#### The request
Return the lines exactly as they stand, from the first of the material through the line containing "const yTicks = [-500, 0, 500, 1000, 1500, 2000];".
[Start of Collected data]
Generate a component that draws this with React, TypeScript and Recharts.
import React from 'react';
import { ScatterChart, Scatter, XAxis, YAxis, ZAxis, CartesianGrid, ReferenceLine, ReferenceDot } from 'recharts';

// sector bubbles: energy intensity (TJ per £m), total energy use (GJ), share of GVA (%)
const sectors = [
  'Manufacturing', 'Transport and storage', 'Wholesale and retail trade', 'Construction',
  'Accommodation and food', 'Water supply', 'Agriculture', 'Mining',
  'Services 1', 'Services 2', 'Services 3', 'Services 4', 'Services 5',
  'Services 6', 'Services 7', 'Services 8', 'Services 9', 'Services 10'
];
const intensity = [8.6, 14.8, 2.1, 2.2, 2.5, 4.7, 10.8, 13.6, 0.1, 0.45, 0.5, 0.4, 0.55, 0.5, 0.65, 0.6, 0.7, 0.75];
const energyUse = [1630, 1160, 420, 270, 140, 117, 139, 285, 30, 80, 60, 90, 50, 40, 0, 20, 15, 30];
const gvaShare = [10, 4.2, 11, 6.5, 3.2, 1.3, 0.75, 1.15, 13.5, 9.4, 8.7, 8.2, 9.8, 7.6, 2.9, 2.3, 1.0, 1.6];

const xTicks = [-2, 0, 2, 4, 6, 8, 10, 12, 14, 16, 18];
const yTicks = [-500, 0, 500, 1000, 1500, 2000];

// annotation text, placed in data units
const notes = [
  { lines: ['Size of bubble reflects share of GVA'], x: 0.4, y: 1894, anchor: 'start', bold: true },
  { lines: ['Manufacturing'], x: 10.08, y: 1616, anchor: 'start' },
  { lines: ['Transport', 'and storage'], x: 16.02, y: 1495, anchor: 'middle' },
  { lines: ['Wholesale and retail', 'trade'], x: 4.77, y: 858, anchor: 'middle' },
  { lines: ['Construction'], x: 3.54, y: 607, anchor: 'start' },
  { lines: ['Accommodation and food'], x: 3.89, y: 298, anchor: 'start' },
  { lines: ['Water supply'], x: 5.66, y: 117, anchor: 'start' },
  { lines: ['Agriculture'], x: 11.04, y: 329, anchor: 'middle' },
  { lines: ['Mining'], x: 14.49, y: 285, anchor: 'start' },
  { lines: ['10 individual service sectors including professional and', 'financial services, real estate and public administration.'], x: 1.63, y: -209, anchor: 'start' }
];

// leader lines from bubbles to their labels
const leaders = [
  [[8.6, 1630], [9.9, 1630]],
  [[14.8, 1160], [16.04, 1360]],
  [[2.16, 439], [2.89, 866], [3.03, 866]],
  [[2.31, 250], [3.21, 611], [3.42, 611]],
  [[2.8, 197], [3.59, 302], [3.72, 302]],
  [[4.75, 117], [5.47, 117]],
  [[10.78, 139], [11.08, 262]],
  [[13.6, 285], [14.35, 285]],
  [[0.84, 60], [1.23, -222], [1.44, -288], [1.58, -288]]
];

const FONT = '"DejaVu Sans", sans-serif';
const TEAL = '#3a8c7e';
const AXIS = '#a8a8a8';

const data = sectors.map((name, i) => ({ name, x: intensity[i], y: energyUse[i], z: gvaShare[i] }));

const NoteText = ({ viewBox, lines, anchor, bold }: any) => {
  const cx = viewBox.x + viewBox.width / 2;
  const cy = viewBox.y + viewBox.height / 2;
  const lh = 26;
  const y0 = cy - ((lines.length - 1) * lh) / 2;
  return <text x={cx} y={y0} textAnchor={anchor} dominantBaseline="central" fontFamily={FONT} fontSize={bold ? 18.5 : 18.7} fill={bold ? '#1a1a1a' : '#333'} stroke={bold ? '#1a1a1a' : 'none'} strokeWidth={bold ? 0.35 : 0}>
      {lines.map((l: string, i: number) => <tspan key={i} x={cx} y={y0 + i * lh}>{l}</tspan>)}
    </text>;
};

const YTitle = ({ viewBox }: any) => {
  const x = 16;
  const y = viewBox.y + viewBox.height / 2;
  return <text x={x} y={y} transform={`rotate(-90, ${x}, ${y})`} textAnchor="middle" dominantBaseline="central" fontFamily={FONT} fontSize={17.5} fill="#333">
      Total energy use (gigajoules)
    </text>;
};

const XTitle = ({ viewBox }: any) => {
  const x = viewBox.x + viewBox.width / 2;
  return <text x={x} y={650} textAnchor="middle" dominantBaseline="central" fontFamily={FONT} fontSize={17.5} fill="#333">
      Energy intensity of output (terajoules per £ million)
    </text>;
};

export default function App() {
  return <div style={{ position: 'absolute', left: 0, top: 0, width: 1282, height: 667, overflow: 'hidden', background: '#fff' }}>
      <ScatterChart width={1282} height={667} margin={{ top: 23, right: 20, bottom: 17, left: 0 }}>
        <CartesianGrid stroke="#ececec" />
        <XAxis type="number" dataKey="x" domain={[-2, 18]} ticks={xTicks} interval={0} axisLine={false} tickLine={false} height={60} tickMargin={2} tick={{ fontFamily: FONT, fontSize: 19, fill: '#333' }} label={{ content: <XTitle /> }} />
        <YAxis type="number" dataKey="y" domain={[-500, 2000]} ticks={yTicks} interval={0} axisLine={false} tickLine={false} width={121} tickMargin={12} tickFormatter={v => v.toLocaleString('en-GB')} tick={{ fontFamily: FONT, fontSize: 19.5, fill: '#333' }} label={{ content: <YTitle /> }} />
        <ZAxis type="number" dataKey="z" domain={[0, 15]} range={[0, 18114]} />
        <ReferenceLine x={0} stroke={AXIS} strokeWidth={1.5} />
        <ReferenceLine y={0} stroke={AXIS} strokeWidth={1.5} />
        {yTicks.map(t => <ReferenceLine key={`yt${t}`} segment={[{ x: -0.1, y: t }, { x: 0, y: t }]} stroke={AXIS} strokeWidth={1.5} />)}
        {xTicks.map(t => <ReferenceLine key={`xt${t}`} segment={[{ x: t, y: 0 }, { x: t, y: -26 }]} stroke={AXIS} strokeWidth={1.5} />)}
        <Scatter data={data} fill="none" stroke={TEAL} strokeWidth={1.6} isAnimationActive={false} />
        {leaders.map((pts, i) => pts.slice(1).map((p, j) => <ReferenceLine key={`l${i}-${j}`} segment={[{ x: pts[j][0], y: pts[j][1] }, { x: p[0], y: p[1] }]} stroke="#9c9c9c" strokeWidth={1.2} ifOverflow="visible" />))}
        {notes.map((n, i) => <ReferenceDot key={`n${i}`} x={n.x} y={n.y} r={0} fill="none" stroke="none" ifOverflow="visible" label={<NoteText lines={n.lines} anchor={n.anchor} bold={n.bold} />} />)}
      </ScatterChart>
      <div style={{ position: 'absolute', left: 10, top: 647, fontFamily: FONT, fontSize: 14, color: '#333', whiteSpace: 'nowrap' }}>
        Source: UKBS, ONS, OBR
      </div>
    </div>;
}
[End of Collected data]
#### Problem solution
Generate a component that draws this with React, TypeScript and Recharts.
import React from 'react';
import { ScatterChart, Scatter, XAxis, YAxis, ZAxis, CartesianGrid, ReferenceLine, ReferenceDot } from 'recharts';

// sector bubbles: energy intensity (TJ per £m), total energy use (GJ), share of GVA (%)
const sectors = [
  'Manufacturing', 'Transport and storage', 'Wholesale and retail trade', 'Construction',
  'Accommodation and food', 'Water supply', 'Agriculture', 'Mining',
  'Services 1', 'Services 2', 'Services 3', 'Services 4', 'Services 5',
  'Services 6', 'Services 7', 'Services 8', 'Services 9', 'Services 10'
];
const intensity = [8.6, 14.8, 2.1, 2.2, 2.5, 4.7, 10.8, 13.6, 0.1, 0.45, 0.5, 0.4, 0.55, 0.5, 0.65, 0.6, 0.7, 0.75];
const energyUse = [1630, 1160, 420, 270, 140, 117, 139, 285, 30, 80, 60, 90, 50, 40, 0, 20, 15, 30];
const gvaShare = [10, 4.2, 11, 6.5, 3.2, 1.3, 0.75, 1.15, 13.5, 9.4, 8.7, 8.2, 9.8, 7.6, 2.9, 2.3, 1.0, 1.6];

const xTicks = [-2, 0, 2, 4, 6, 8, 10, 12, 14, 16, 18];
const yTicks = [-500, 0, 500, 1000, 1500, 2000];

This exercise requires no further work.